● PROBLEM REQUIREMENTS
Exactly repeat the material, dropping every picture from the copy.

● DATA
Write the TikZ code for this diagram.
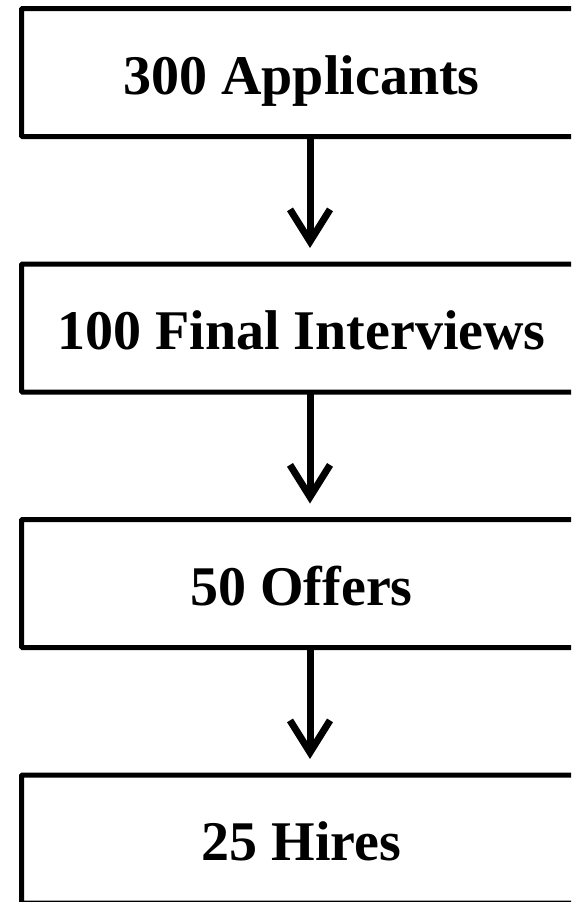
\documentclass[tikz,border=0pt]{standalone}
\usepackage{fontspec}
\setmainfont{Liberation Serif}
\usetikzlibrary{positioning,arrows.meta}

\begin{document}
\begin{tikzpicture}[x=1pt,y=-1pt,
  stage/.style={draw,line width=5pt,rounded corners=1pt,minimum width=560pt,
    minimum height=128pt,outer sep=0pt,inner sep=0pt,text height=43pt,text depth=0pt,
    font=\fontsize{56}{68}\selectfont\bfseries},
  flow/.style={line width=7pt,-{Straight Barb[length=32pt,width=40pt]},shorten >=16pt},
  node distance=127.5pt]
  \clip (0,0) rectangle (571,902);
  \node[stage] (apps) at (301.5,72.5) {300 Applicants};
  \node[stage,below=of apps] (intv) {100 Final Interviews};
  \node[stage,below=of intv] (offer) {50 Offers};
  \node[stage,below=of offer] (hire) {25 Hires};
  % arrows sit a little right of the box centres
  \foreach \a/\b in {apps/intv,intv/offer,offer/hire}
    \draw[flow] ([xshift=8.5pt]\a.south) -- ([xshift=8.5pt]\b.north);
\end{tikzpicture}
\end{document}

● RESULT FOR THIS TASK
Write the TikZ code for this diagram.
\documentclass[tikz,border=0pt]{standalone}
\usepackage{fontspec}
\setmainfont{Liberation Serif}
\usetikzlibrary{positioning,arrows.meta}

\begin{document}
\begin{tikzpicture}[x=1pt,y=-1pt,
  stage/.style={draw,line width=5pt,rounded corners=1pt,minimum width=560pt,
    minimum height=128pt,outer sep=0pt,inner sep=0pt,text height=43pt,text depth=0pt,
    font=\fontsize{56}{68}\selectfont\bfseries},
  flow/.style={line width=7pt,-{Straight Barb[length=32pt,width=40pt]},shorten >=16pt},
  node distance=127.5pt]
  \clip (0,0) rectangle (571,902);
  \node[stage] (apps) at (301.5,72.5) {300 Applicants};
  \node[stage,below=of apps] (intv) {100 Final Interviews};
  \node[stage,below=of intv] (offer) {50 Offers};
  \node[stage,below=of offer] (hire) {25 Hires};
  % arrows sit a little right of the box centres
  \foreach \a/\b in {apps/intv,intv/offer,offer/hire}
    \draw[flow] ([xshift=8.5pt]\a.south) -- ([xshift=8.5pt]\b.north);
\end{tikzpicture}
\end{document}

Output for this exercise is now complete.